[Exercise instructions]
Within the listing below, locate all lines containing the word "this". Copy each one.

[Dataset entries]
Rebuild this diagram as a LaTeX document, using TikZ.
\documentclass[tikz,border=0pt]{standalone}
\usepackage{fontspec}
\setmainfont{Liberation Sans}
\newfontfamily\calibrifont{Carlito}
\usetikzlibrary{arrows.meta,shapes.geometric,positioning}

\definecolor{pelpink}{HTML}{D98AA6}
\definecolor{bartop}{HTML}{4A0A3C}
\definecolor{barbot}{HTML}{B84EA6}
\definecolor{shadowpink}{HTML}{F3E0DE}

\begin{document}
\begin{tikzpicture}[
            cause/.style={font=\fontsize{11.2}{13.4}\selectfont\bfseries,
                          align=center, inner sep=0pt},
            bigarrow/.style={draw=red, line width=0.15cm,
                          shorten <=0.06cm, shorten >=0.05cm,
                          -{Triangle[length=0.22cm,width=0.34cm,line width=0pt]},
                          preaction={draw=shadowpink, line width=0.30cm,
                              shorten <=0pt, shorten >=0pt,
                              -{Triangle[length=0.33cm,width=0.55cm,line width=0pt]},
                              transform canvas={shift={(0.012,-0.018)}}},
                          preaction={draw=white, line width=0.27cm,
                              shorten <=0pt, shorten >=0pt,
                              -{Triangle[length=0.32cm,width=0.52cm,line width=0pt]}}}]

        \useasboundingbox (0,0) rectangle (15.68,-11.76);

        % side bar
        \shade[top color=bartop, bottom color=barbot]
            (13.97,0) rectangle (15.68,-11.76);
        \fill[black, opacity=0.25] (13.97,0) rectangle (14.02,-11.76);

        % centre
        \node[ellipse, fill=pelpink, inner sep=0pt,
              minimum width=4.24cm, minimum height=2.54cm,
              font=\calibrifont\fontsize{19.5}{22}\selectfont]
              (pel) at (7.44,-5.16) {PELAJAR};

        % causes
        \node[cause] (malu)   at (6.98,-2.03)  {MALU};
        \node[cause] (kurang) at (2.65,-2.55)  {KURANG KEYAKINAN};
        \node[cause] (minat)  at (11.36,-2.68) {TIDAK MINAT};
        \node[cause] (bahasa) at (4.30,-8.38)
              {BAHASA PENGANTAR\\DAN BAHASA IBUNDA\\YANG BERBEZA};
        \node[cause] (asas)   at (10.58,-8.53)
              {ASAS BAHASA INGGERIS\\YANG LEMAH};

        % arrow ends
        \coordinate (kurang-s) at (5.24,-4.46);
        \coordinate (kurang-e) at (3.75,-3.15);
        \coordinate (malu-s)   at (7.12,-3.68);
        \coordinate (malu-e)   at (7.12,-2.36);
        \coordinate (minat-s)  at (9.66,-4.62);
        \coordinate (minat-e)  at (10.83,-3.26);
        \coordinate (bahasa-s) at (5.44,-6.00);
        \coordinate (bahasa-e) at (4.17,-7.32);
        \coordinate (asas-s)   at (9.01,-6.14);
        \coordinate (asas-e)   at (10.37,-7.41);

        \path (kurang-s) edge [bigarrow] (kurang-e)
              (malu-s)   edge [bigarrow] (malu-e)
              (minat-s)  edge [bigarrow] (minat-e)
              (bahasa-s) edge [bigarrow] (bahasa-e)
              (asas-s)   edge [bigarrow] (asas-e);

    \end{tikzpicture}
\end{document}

* * *

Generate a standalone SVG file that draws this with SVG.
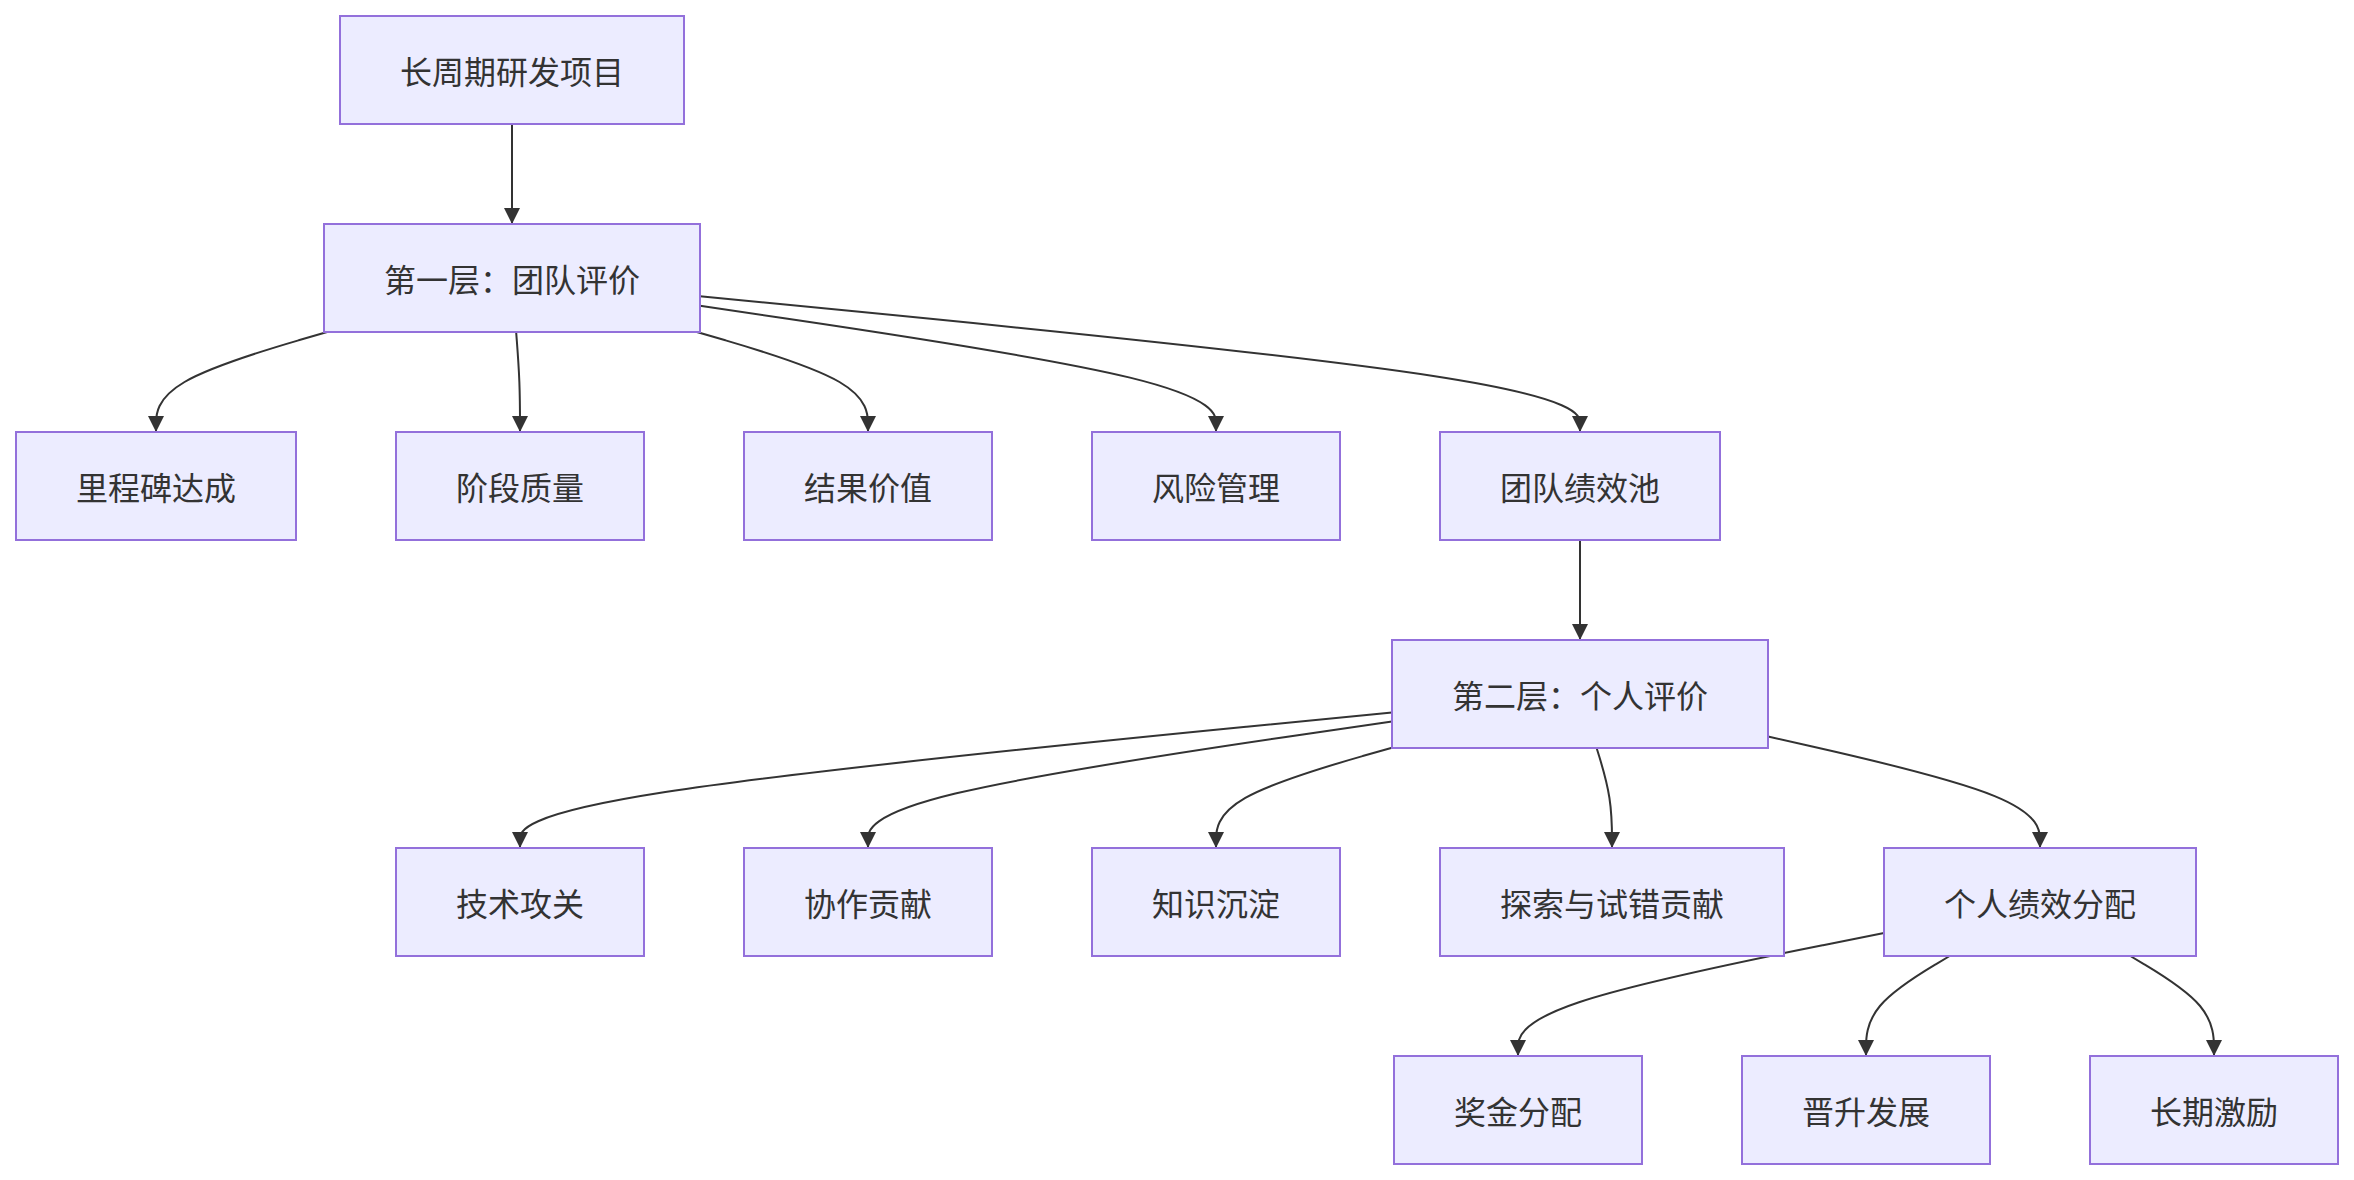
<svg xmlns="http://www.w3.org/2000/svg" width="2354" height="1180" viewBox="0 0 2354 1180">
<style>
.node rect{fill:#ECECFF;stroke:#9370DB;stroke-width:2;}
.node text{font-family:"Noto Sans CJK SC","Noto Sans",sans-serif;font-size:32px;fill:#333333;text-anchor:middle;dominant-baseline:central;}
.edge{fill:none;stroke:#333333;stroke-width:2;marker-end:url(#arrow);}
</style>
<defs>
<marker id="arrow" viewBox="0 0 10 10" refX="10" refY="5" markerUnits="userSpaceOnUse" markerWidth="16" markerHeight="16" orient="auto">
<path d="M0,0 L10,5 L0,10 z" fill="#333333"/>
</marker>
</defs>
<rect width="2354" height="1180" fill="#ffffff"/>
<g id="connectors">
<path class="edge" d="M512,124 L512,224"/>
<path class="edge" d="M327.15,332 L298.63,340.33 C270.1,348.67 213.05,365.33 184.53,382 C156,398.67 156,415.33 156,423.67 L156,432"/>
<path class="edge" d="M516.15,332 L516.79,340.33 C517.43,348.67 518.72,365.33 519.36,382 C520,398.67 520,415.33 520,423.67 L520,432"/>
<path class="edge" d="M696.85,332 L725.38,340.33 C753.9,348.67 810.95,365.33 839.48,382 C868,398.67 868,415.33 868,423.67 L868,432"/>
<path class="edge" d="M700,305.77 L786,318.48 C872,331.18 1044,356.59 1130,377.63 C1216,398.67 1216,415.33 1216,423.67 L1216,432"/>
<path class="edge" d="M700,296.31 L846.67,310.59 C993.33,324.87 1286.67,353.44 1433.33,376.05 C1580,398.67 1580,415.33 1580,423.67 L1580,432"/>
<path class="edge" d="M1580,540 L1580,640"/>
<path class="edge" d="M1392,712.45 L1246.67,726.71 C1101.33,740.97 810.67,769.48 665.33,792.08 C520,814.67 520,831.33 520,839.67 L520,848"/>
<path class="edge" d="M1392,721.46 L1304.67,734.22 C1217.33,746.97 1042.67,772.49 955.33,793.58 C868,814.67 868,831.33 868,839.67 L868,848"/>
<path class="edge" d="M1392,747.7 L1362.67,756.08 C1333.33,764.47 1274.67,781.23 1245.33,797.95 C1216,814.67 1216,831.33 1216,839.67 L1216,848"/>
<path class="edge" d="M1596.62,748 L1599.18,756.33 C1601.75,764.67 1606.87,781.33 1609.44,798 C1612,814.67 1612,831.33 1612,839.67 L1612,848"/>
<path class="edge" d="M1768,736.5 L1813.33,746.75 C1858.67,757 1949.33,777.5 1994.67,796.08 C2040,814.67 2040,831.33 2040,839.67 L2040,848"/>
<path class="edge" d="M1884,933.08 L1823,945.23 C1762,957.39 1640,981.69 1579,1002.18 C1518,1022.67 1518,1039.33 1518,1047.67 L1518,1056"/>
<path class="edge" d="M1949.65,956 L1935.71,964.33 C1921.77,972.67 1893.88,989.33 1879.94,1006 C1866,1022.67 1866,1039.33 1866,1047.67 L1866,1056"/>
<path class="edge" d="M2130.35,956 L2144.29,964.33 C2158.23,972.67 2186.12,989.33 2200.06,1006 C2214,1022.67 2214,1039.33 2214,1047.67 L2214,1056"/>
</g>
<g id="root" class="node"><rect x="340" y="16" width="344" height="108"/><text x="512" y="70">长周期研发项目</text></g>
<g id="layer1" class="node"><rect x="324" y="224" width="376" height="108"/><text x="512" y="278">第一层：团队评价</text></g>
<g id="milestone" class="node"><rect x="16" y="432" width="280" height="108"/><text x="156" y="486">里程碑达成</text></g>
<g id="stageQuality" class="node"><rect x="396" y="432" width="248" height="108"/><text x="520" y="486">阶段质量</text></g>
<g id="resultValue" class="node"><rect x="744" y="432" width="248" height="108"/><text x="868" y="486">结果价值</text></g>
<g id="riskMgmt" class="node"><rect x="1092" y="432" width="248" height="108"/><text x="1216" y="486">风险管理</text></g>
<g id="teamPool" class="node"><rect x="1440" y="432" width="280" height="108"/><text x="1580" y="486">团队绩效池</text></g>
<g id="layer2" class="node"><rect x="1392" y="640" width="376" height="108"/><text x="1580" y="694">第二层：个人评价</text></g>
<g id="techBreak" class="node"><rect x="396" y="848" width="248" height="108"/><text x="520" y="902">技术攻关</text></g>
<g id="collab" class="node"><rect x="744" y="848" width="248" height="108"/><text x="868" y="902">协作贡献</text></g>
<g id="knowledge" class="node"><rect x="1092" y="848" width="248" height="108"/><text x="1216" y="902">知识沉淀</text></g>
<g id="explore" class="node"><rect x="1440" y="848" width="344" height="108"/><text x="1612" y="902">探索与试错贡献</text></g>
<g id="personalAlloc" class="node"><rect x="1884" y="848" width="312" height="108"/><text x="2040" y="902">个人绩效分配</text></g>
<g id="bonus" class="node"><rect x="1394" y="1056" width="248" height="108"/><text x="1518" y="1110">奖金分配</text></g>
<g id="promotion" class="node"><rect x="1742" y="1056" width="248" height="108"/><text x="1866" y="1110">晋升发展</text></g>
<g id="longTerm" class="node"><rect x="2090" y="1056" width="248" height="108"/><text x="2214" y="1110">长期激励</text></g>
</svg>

[Output of the exercise]
Rebuild this diagram as a LaTeX document, using TikZ.
Generate a standalone SVG file that draws this with SVG.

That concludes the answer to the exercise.